Auto Industry Cranks Up For More Electric Cars As Hybrids Edge Batteries

by Neil Winton

The auto industry has convinced itself it needs to produce more electric vehicles, but there’s one more decision to make – should it go for battery only, or plug-in hybrid.

At the moment, the future looks to be with plug-in hybrids, with battery-only less favored. Meanwhile Tesla Motors CEO Elon Musk is adamant it has to be pure electric. A plug-in hybrid is a mere interim solution on the way to an all electric future, Musk says.

The weight of evidence currently available suggests Musk is wrong. Admittedly, this “evidence” is really subjective, but it comes from reliable corporate players.

According to Schaeffler Technologies AG & Co of Germany, a big privately owned major supplier of components for the automotive and aerospace industries, by 2030 about 38% of global vehicles will be hybrids of one kind or another, while pure electric vehicles (EVs) will account for just 10%. That still leaves just over 50% powered by traditional internal combustion engines (ICE).

GKN, British automotive supplier with annual sales of about $9 billion, reckons just over 20% will be EVs in 2030, but hybrids will account for close to 25%, with a still leading segment of ICE engines. By 2025, most estimates center around 5% for EVs, with Volkswagen out on a limb at 25%, and Mercedes parent Daimler expecting between 15 and 20%. Last year EVs accounted for less than 1%, and estimates for 2020 range from 2% to 5%.

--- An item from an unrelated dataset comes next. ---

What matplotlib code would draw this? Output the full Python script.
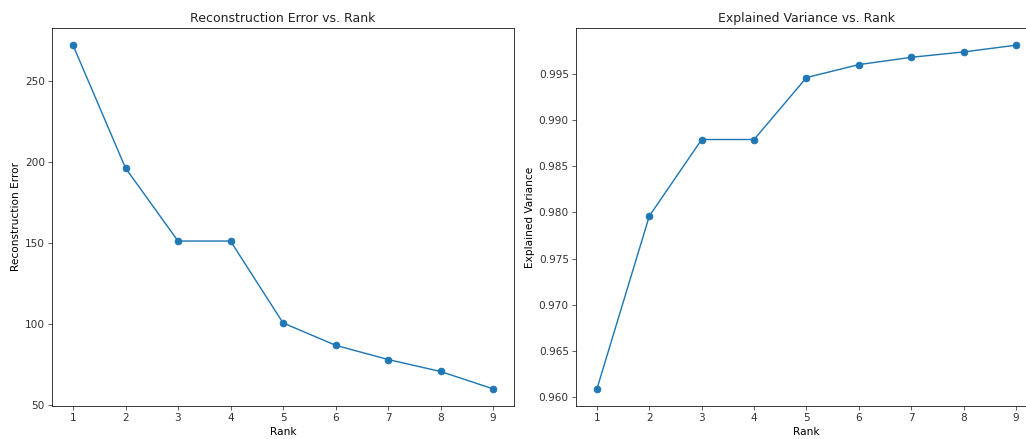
import matplotlib
matplotlib.use("Agg")
import matplotlib.pyplot as plt

ranks = [1, 2, 3, 4, 5, 6, 7, 8, 9]
recon_error = [272.2, 196.3, 151.2, 151.2, 100.6, 86.8, 78.0, 70.6, 59.9]
explained_var = [0.96091, 0.97960, 0.98787, 0.98787, 0.99457, 0.99597, 0.99676, 0.99734, 0.99807]

plt.rcParams['font.size'] = 11
plt.rcParams['xtick.major.size'] = 4
plt.rcParams['ytick.major.size'] = 4
plt.rcParams['text.color'] = '#222222'
plt.rcParams['xtick.color'] = '#333333'
plt.rcParams['ytick.color'] = '#333333'

dpi = 68.4
fig = plt.figure(figsize=(1026 / dpi, 439 / dpi), dpi=dpi)

ax1 = fig.add_axes([0.0507, 0.0752, 0.4503, 0.861])
ax1.plot(ranks, recon_error, marker='o', markersize=7)
ax1.set_xlabel("Rank")
ax1.set_ylabel("Reconstruction Error")
ax1.set_title("Reconstruction Error vs. Rank")
ax1.set_xticks(ranks)

ax2 = fig.add_axes([0.5614, 0.0752, 0.4493, 0.861])
ax2.plot(ranks, explained_var, marker='o', markersize=7)
ax2.set_xlabel("Rank")
ax2.set_ylabel("Explained Variance")
ax2.set_title("Explained Variance vs. Rank")
ax2.set_xticks(ranks)

fig.savefig("out.png", dpi=dpi)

Latest data from Automotive Industry Data (AID) shows plug-in hybrids currently pulling ahead of EVs but with pitifully small market shares. Plug-ins’ Western Europe market share was 0.67% in the first seven months of 2016, while EV’s slid to 0.59%. A total of nearly 57,500 plug-in hybrids were sold, led by the Mitsubishi Outlander and followed by the Volkswagen Golf GTE, and the VW Passat GTE.

According to Paris-based Frost & Sullivan analyst Nicolas Meilhan, electric cars carry fatal flaws and plug-in hybrids will be successful in the mass market. Meilhan also said the building of a fast-charging network is unnecessary and won’t work.